Summary of recent stories of interest, sometimes enduring, to investors:

  • A Wealth of Common Sense - Charlie Munger's Investing Principles. My two favorites - “If you can get good at destroying your own wrong ideas, that is a great gift.” and "I don’t think you can get to be a really good investor over a broad range without doing a massive amount of reading." 
  • Who says Google doesn't pay a dividend? WMD portfolio company (and dividend champion) Raven Industries, manufactures the balloons used in Google's Project Loon. Erika Morphy summarizes the project's expansion goals for 2014.
  • Todd Wenning - Playing the Loser's Game. Its hard for individual investors to beat the pros in the short run, instead focus on avoiding mistakes.

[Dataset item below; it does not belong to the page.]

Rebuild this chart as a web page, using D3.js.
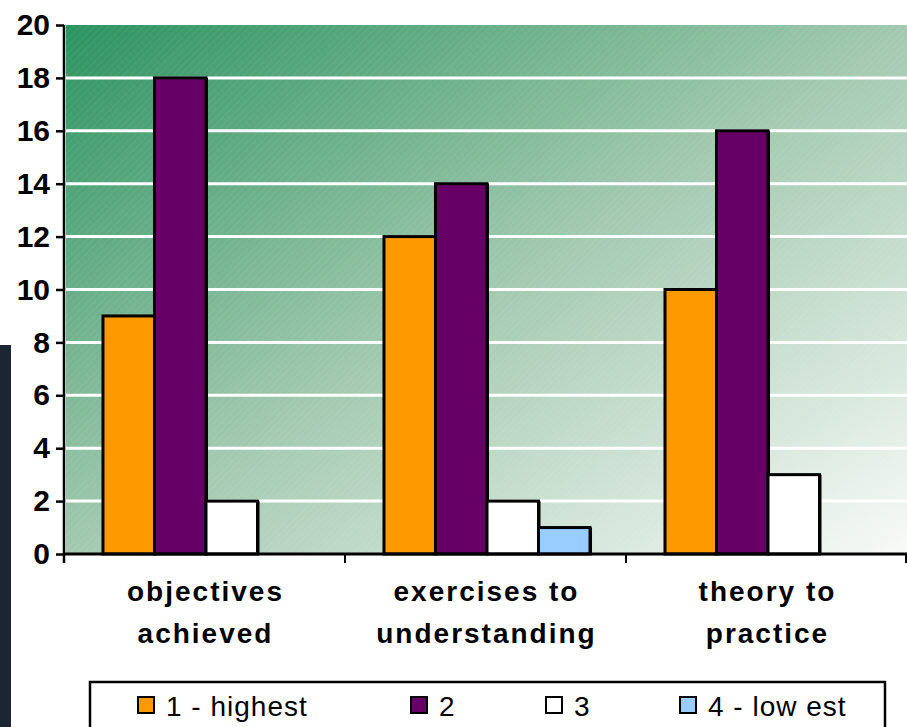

  • Morningstar - dividends play a critical role in long run returns

  • Morgan Housel - Finance is a Strange Industry
    • "I can't think of an industry that is so important to everyone yet so few care about. I get why people don't like calculus, or chemistry, or geography. They can do fine in life without mastering those subjects. Finance is different. Everyone's well-being depends on understanding it, no matter how boring you think it is. Everyone has a moral obligation to themselves and their family to have a basic understanding of how saving, investing, debt, and interest work. When people say, "I don't like finance," they're really saying, "I don't like security, stability, comfort, or taking care of my family. And my kids probably don't need college." There are few other subjects -- health might be the exception -- in which people have an obligation to understand something, yet so many willingly choose not to."
  • It was somewhat surprising to see Neil Woodford buy into HSBC bank, but even though it was a relatively large position, he has sold out of it already over concerns of fines.